Does any one know in which years the four stories in the two Badlands novels are set in the timeline?
I had a quick look on MB and didn’t spot it.Memory Beta sayeth:
Part I/TOS: 2268 (5650.1)
Part II/TNG: 2368
Part III/VGR: 2371
Part IV/DS9: 2373 (50502.4)
I don't remember if there is much about Tuvok's mission. There is a lot of stuff that is concurrent with what we see in Caretaker, and it ends with Voyager getting swept into the Delta Quadrant.
Memory Beta said:2371, stardate 48305.8 (immediately prior to "Caretaker")—
From their hidden base within the Terikof Belt, the Maquis plan a strike against the Montee Pass shipyards in the Oliv system. However, their fleet of eight ships is hit by a shockwave while leaving the Badlands, and only Chakotay's Selka remains fully operational. As the fleet returns home, Chakotay decides to detour and attack the Opek Nor station alone. Thanks to recently obtained intel, his crew is able to destabilize the station's integrity and it falls into the atmosphere of its orbited planet.
Seska periodically reports to Gul Evek, providing him with details of the planned raid. Evek allows the attack to proceed, setting a trap for the Maquis and ordering Seska to frame Starfleet spy Tuvok for the mission's failure. The trap redeploys the Cardassian fleet to Oliv, leaving Opek Nor vulnerable and ultimately spells disaster for both Seska's and Evek's careers. Seska tries to surreptitiously disable the Selka's engines during the attack, but fails, and the Maquis escape. The Selka is attacked by the Vetar, but flees and then is pulled into the Delta Quadrant.
With his career, status, crew loyalty, and marriage all torn away, Evek launches a single-minded campaign to bring the Maquis to justice. The Vetar is damaged in the plasma storms, then hit by tetryon radiation, but USS Voyager responds to her distress call, treating the irradiated crew and helping to repair the ship's systems. His disgrace complete, Evek commits suicide.
The crew, including ex-convict Tom Paris and young Harry Kim, begin to adapt to their new lives and crewmates aboard ship. Captain Janeway studies various reports of the anomalies and deduces a pattern that suggests the Romulan bird-of-prey's destruction in 2268 released its artificial quantum singularity (AQS) power core and that it has been orbiting the Badlands, causing the hazards and radiation. She sends her theory to Starfleet Command and delivers her passengers to a Cardassian ship before Voyager is lost and presumed destroyed.
I haven't read thiese two novels (which is always the best way to start a post) but from what I gather they're just four Trek stories from different series that are all connected to the badlands published in two volumes. Does that even count as a crossover?
No, that's Dark Passions.Was The Badlands the most contrived and pointless crossover of the Ordover era? Discuss.

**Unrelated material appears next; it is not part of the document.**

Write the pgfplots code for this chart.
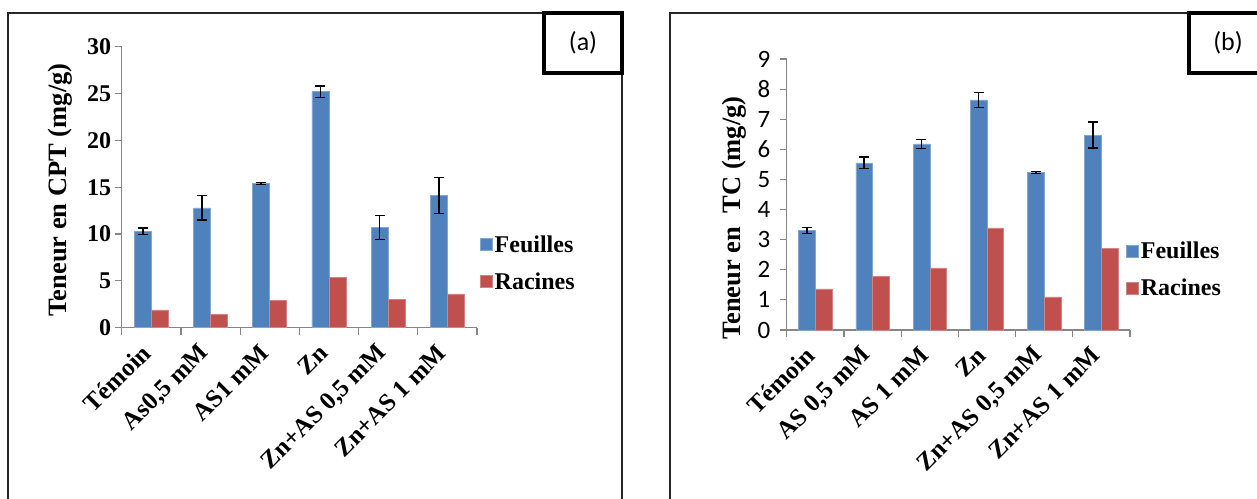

And Susan Wright was kind of a middling writer.
Best and the Brightest was excellent.I dunno, I thought some of her stuff was fairly good, at least by the standards of the '90s books before the authors were free to cut loose. I liked The Best and the Brightest, her Starfleet Academy backdoor-pilot novel. And Dark Passions is a bit trashy on purpose, but fun. I admit, I didn't find The Badlands all that engaging, though.
And with “The Badlands”, it was such a major part of DS9 in the mid seasons, and it even played a pivotal role in Voyager’s pilot that those two really needed stories dealing with it and the Maquis. And TNG could even get in on it because of “Journey’s End” and “Preemptive Strike”. But TOS had no Maquis connection.